• [What you should do]: Set the lines down again exactly, first line through the line that contains "const limitLevels = [5, 15];", with no pictures.

-=-=-=-=-

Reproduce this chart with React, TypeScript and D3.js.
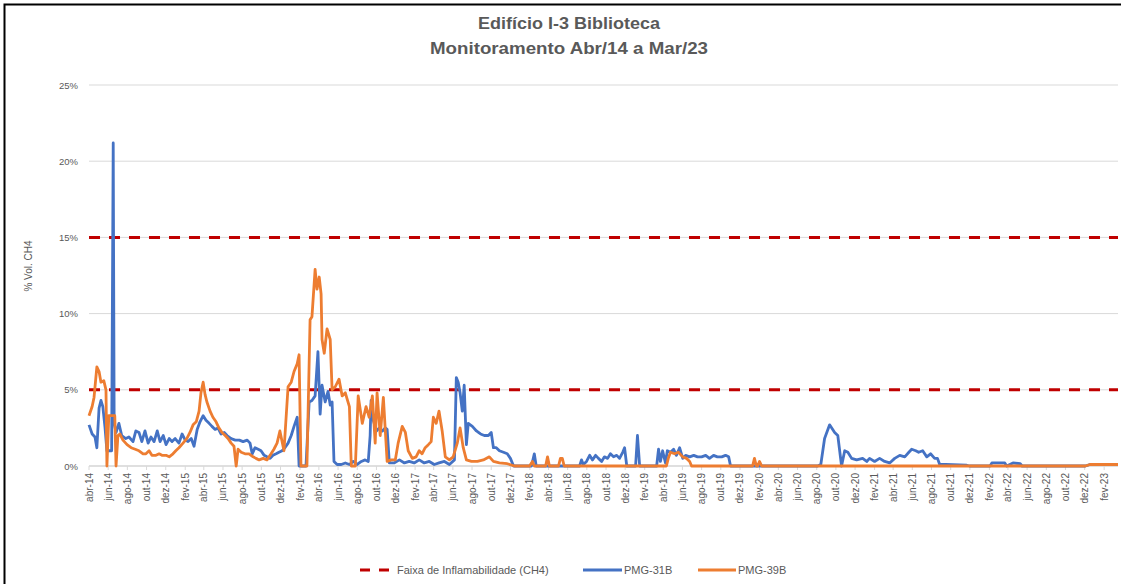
import React from "react";
import * as d3 from "d3";

const yTicks = [0, 5, 10, 15, 20, 25];
const limitLevels = [5, 15];

const pmg31bDates = [
  "2014-04-01","2014-04-11","2014-04-20","2014-04-26","2014-05-03","2014-05-09","2014-05-15","2014-05-22","2014-05-28","2014-06-12","2014-06-17","2014-06-20","2014-06-26",
  "2014-07-05","2014-07-14","2014-07-27","2014-08-06","2014-08-19","2014-08-28","2014-09-07","2014-09-16","2014-09-26","2014-10-06","2014-10-15","2014-10-25",
  "2014-11-04","2014-11-13","2014-11-23","2014-12-02","2014-12-12","2014-12-21","2014-12-31","2015-01-12","2015-01-22","2015-02-01","2015-02-10","2015-02-20","2015-03-01",
  "2015-03-11","2015-03-20","2015-03-30","2015-04-08","2015-04-18","2015-04-27","2015-05-07","2015-05-16","2015-05-26","2015-06-05","2015-06-14","2015-06-27",
  "2015-07-10","2015-07-23","2015-08-04","2015-08-17","2015-08-26","2015-09-02","2015-09-11","2015-09-21","2015-09-30","2015-10-10","2015-10-19","2015-10-29",
  "2015-11-07","2015-11-17","2015-11-26","2015-12-06","2015-12-15","2015-12-25","2016-01-04","2016-01-13","2016-01-23","2016-01-29","2016-02-20",
  "2016-03-01","2016-03-10","2016-03-20","2016-03-29","2016-04-05","2016-04-11","2016-04-21","2016-04-30","2016-05-07","2016-05-13","2016-05-19","2016-05-29",
  "2016-06-11","2016-06-24","2016-07-07","2016-07-19","2016-08-01","2016-08-14","2016-08-26","2016-09-05","2016-09-11","2016-09-14","2016-09-21",
  "2016-10-01","2016-10-10","2016-10-20","2016-10-29","2016-11-04","2016-11-11","2016-11-26","2016-12-13","2016-12-29","2017-01-13","2017-01-29","2017-02-14",
  "2017-03-02","2017-03-18","2017-04-03","2017-04-18","2017-05-05","2017-05-21","2017-06-06","2017-06-12","2017-06-18","2017-06-24","2017-07-01","2017-07-07",
  "2017-07-14","2017-07-20","2017-08-02","2017-08-15","2017-08-28","2017-09-09","2017-09-22","2017-10-01","2017-10-08","2017-10-17","2017-10-27","2017-11-09",
  "2017-11-21","2017-12-01","2017-12-11","2018-02-06","2018-02-15","2018-02-21","2018-07-09","2018-07-15","2018-07-21","2018-07-31","2018-08-10","2018-08-19",
  "2018-08-29","2018-09-07","2018-09-17","2018-09-26","2018-10-06","2018-10-15","2018-10-25","2018-11-04","2018-11-13","2018-11-23","2018-11-29","2018-12-06",
  "2019-01-03","2019-01-09","2019-01-16","2019-03-11","2019-03-17","2019-03-23","2019-03-30","2019-04-08","2019-04-14","2019-04-24","2019-05-04","2019-05-13",
  "2019-05-23","2019-06-02","2019-06-11","2019-06-24","2019-07-07","2019-07-19","2019-08-01","2019-08-14","2019-08-26","2019-09-08","2019-09-20","2019-10-04",
  "2019-10-16","2019-10-26","2019-11-01","2020-08-04","2020-08-14","2020-08-26","2020-09-11","2020-09-27","2020-10-07","2020-10-19","2020-10-29","2020-11-08",
  "2020-11-20","2020-12-06","2020-12-25","2021-01-07","2021-01-16","2021-02-01","2021-02-17","2021-03-05","2021-03-21","2021-04-06","2021-04-22","2021-05-08",
  "2021-05-21","2021-05-30","2021-06-12","2021-06-21","2021-07-04","2021-07-17","2021-07-29","2021-08-11","2021-08-20","2021-08-27","2021-09-15","2021-11-21",
  "2021-11-30","2022-02-03","2022-02-09","2022-03-06","2022-03-22","2022-03-28","2022-04-17","2022-05-10","2022-05-16","2022-12-03","2022-12-18","2023-03-17"
];
const pmg31bValues = [
  2.7,2.1,1.9,1.2,3.8,4.3,3.9,2.5,1.0,1.0,21.2,2.8,2.2,
  2.8,2.0,1.8,1.9,1.6,2.3,2.2,1.6,2.3,1.5,1.9,1.6,
  2.3,1.6,2.0,1.4,1.8,1.6,1.8,1.5,2.1,1.7,1.6,1.8,1.3,
  2.4,2.9,3.3,3.0,2.8,2.6,2.4,2.5,2.1,2.2,2.0,1.8,
  1.7,1.7,1.6,1.7,1.5,0.8,1.2,1.1,1.0,0.7,0.6,0.5,
  0.7,0.8,0.9,1.0,1.2,1.5,2.0,2.6,3.2,0,0,
  4.2,4.3,4.6,7.5,3.4,5.3,4.2,4.9,4.0,4.2,0.3,0.1,
  0.1,0.2,0.1,0.3,0.1,0.3,0.4,0.3,2.0,4.3,3.0,
  2.3,2.5,2.3,2.5,2.4,0.2,0.2,0.4,0.2,0.3,0.2,0.4,
  0.2,0.3,0.1,0.2,0.3,0.1,0.4,5.8,5.5,4.8,3.6,5.3,
  1.4,2.8,2.6,2.3,2.1,2.0,2.0,2.2,1.2,1.2,1.0,0.9,
  0.8,0.5,0,0,0.8,0,0,0.4,0.1,0.3,0.7,0.4,
  0.7,0.5,0.3,0.6,0.5,0.8,0.6,0.7,0.5,0.9,1.2,0,
  0,2.0,0,0,1.1,0.3,1.0,0.2,1.0,0.9,1.1,0.7,
  1.2,0.5,0.7,0.6,0.7,0.6,0.6,0.7,0.5,0.7,0.6,0.6,
  0.7,0.6,0,0,0.1,1.8,2.7,2.2,2.0,0,1.0,0.9,
  0.5,0.4,0.5,0.3,0.5,0.3,0.5,0.3,0.2,0.5,0.7,0.6,
  0.9,1.1,1.0,0.9,1.0,0.6,0.8,0.5,0.5,0.1,0.1,0.05,
  0,0,0.2,0.2,0.2,0,0.2,0.15,0,0,0.1,0.1
];

const pmg39bDates = [
  "2014-04-01","2014-04-11","2014-04-17","2014-04-26","2014-05-03","2014-05-09","2014-05-18","2014-05-25","2014-05-28","2014-06-03","2014-06-22","2014-06-26",
  "2014-07-02","2014-07-08","2014-07-18","2014-07-31","2014-08-13","2014-08-26","2014-09-07","2014-09-20","2014-09-29","2014-10-09","2014-10-18","2014-10-31",
  "2014-11-10","2014-11-19","2014-12-02","2014-12-12","2014-12-24","2015-01-02","2015-01-12","2015-01-25","2015-02-06","2015-02-16","2015-02-26","2015-03-08",
  "2015-03-17","2015-03-23","2015-03-30","2015-04-05","2015-04-11","2015-04-21","2015-04-30","2015-05-10","2015-05-19","2015-05-29","2015-06-08","2015-06-17",
  "2015-06-27","2015-07-06","2015-07-13","2015-07-19","2015-07-29","2015-08-10","2015-08-23","2015-09-05","2015-09-14","2015-09-24","2015-10-07","2015-10-19",
  "2015-11-01","2015-11-10","2015-11-20","2015-11-29","2015-12-12","2015-12-25","2016-01-04","2016-01-13","2016-01-23","2016-01-29","2016-02-04","2016-02-23",
  "2016-03-04","2016-03-10","2016-03-20","2016-03-26","2016-04-02","2016-04-08","2016-04-11","2016-04-18","2016-04-27","2016-05-07","2016-05-13","2016-05-23",
  "2016-06-04","2016-06-14","2016-06-24","2016-07-07","2016-07-13","2016-07-26","2016-08-04","2016-08-17","2016-08-29","2016-09-08","2016-09-18","2016-09-27",
  "2016-10-03","2016-10-13","2016-10-23","2016-11-04","2016-11-17","2016-11-30","2016-12-09","2016-12-22","2017-01-01","2017-01-10","2017-01-23","2017-02-04",
  "2017-02-14","2017-02-23","2017-03-05","2017-03-15","2017-03-24","2017-03-31","2017-04-09","2017-04-18","2017-04-28","2017-05-08","2017-05-21","2017-06-02",
  "2017-06-15","2017-06-24","2017-07-04","2017-07-14","2017-07-30","2017-08-18","2017-09-06","2017-09-25","2017-10-08","2017-10-27","2017-11-21","2017-12-14",
  "2018-01-31","2018-02-09","2018-02-15","2018-03-23","2018-03-29","2018-04-04","2018-05-03","2018-05-09","2018-05-15","2018-05-21","2019-04-11","2019-04-17",
  "2019-04-24","2019-05-07","2019-05-19","2019-06-02","2019-06-14","2019-06-24","2019-06-30","2020-01-10","2020-01-16","2020-01-22","2020-01-26","2020-02-01",
  "2020-02-08","2022-12-03","2022-12-18","2023-03-17"
];
const pmg39bValues = [
  3.3,3.9,4.5,6.5,6.2,5.5,5.6,5.0,0,3.3,3.3,0,
  2.0,2.1,1.7,1.4,1.2,1.1,1.0,0.8,0.8,1.0,0.7,0.7,
  0.8,0.7,0.7,0.6,0.8,1.0,1.2,1.5,1.8,2.2,2.7,2.9,
  3.6,4.8,5.5,4.7,4.2,3.6,3.2,2.9,2.5,2.2,2.0,1.8,
  1.5,1.3,0,1.1,0.9,0.8,0.8,0.6,0.5,0.4,0.5,0.4,
  0.8,1.1,1.5,2.3,1.0,5.2,5.5,6.2,6.7,7.3,0,0,
  9.6,9.8,12.9,11.6,12.4,11.3,8.3,7.4,9.0,8.3,5.0,5.2,
  5.7,4.6,4.8,3.9,0,0,4.6,2.8,3.9,3.2,4.6,1.5,
  4.8,2.0,4.5,0.3,0.4,0.4,1.5,2.6,2.2,1.0,0.5,0.6,
  1.0,0.8,1.2,1.4,1.6,3.2,2.8,3.6,2.3,0.6,0.4,0.6,
  1.5,2.5,1.2,0.4,0.3,0.3,0.4,0.6,0.3,0.2,0.15,0,
  0,0.3,0,0,0.6,0,0,0.5,0.5,0,0,0.5,
  0.9,0.8,0.9,0.6,0.5,0.3,0,0,0.5,0,0,0.3,
  0,0,0.1,0.1
];

const axisStart = "2014-04-01";
const axisEnd = "2023-03-17";
const tickStart = "2014-04-01";
const tickEnd = "2023-02-01";
const monthAbbr = ["jan","fev","mar","abr","mai","jun","jul","ago","set","out","nov","dez"];

const titleLines = ["Edifício I-3 Biblioteca", "Monitoramento Abr/14 a Mar/23"];
const yAxisTitle = "% Vol. CH4";
const seriesNames = ["Faixa de Inflamabilidade (CH4)", "PMG-31B", "PMG-39B"];

const W = 1121, H = 584;
const M = { left: 89, right: 1118, top: 85, bottom: 466 };
const FONT = "'Liberation Sans', Arial, sans-serif";
const GRAY = "#595959";
const BLUE = "#4472C4";
const ORANGE = "#ED7D31";
const RED = "#C00000";

export default function App() {
  const parse = d3.utcParse("%Y-%m-%d");
  const x = d3.scaleUtc().domain([parse(axisStart)!, parse(axisEnd)!]).range([M.left, M.right]);
  const y = d3.scaleLinear().domain([0, 25]).range([M.bottom, M.top]);
  const ticks = d3.utcMonth.range(parse(tickStart)!, d3.utcDay.offset(parse(tickEnd)!, 1), 2);
  const fmt = (d: Date) => `${monthAbbr[d.getUTCMonth()]}-${String(d.getUTCFullYear()).slice(2)}`;

  const line = d3.line<[Date, number]>().x(d => x(d[0])).y(d => y(d[1]));
  const blue: [Date, number][] = pmg31bDates.map((d, i) => [parse(d)!, pmg31bValues[i]]);
  const orange: [Date, number][] = pmg39bDates.map((d, i) => [parse(d)!, pmg39bValues[i]]);

  return (
    <svg width={W} height={H} style={{ position: "absolute", left: 0, top: 0, background: "#fff" }} fontFamily={FONT}>
      <rect x={0} y={0} width={W} height={H} fill="#fff" />
      <path d={`M4.5,${H + 5}V4.5H${W + 5}`} fill="none" stroke="#000" strokeWidth={2} />
      <text x={569} y={29} textAnchor="middle" fontSize={17} fontWeight="bold" fill={GRAY} textLength={182} lengthAdjust="spacingAndGlyphs">{titleLines[0]}</text>
      <text x={569} y={54} textAnchor="middle" fontSize={17} fontWeight="bold" fill={GRAY} textLength={278} lengthAdjust="spacingAndGlyphs">{titleLines[1]}</text>
      {yTicks.map(t => (
        <g key={t}>
          <line x1={M.left} x2={M.right} y1={y(t)} y2={y(t)} stroke={t === 0 ? "#BFBFBF" : "#D9D9D9"} strokeWidth={1} />
          <text x={78} y={y(t) + 3.5} textAnchor="end" fontSize={9.5} fill={GRAY}>{t}%</text>
        </g>
      ))}
      <text transform={`translate(32,266) rotate(-90)`} textAnchor="middle" fontSize={10} fill={GRAY}>{yAxisTitle}</text>
      {ticks.map((t, i) => (
        <g key={i}>
          <line x1={x(t)} x2={x(t)} y1={M.bottom} y2={M.bottom + 4} stroke="#D9D9D9" />
          <text transform={`translate(${x(t) + 3.5},${M.bottom + 7}) rotate(-90)`} textAnchor="end" fontSize={10} fill={GRAY}>{fmt(t)}</text>
        </g>
      ))}
      {limitLevels.map(l => (
        <line key={l} x1={M.left} x2={M.right} y1={y(l)} y2={y(l)} stroke={RED} strokeWidth={3} strokeDasharray="11,9" />
      ))}
      <path d={line(blue)!} fill="none" stroke={BLUE} strokeWidth={2.8} strokeLinejoin="round" />
      <path d={line(orange)!} fill="none" stroke={ORANGE} strokeWidth={2.8} strokeLinejoin="round" />
      <g fontSize={11} fill={GRAY}>
        <line x1={360} x2={389} y1={570} y2={570} stroke={RED} strokeWidth={3} strokeDasharray="10,9" />
        <text x={397} y={574}>{seriesNames[0]}</text>
        <line x1={583} x2={622} y1={570} y2={570} stroke={BLUE} strokeWidth={2.8} />
        <text x={624} y={574}>{seriesNames[1]}</text>
        <line x1={698} x2={736} y1={570} y2={570} stroke={ORANGE} strokeWidth={2.8} />
        <text x={738} y={574}>{seriesNames[2]}</text>
      </g>
    </svg>
  );
}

-=-=-=-=-

• [Solved problem]:
Reproduce this chart with React, TypeScript and D3.js.
import React from "react";
import * as d3 from "d3";

const yTicks = [0, 5, 10, 15, 20, 25];
const limitLevels = [5, 15];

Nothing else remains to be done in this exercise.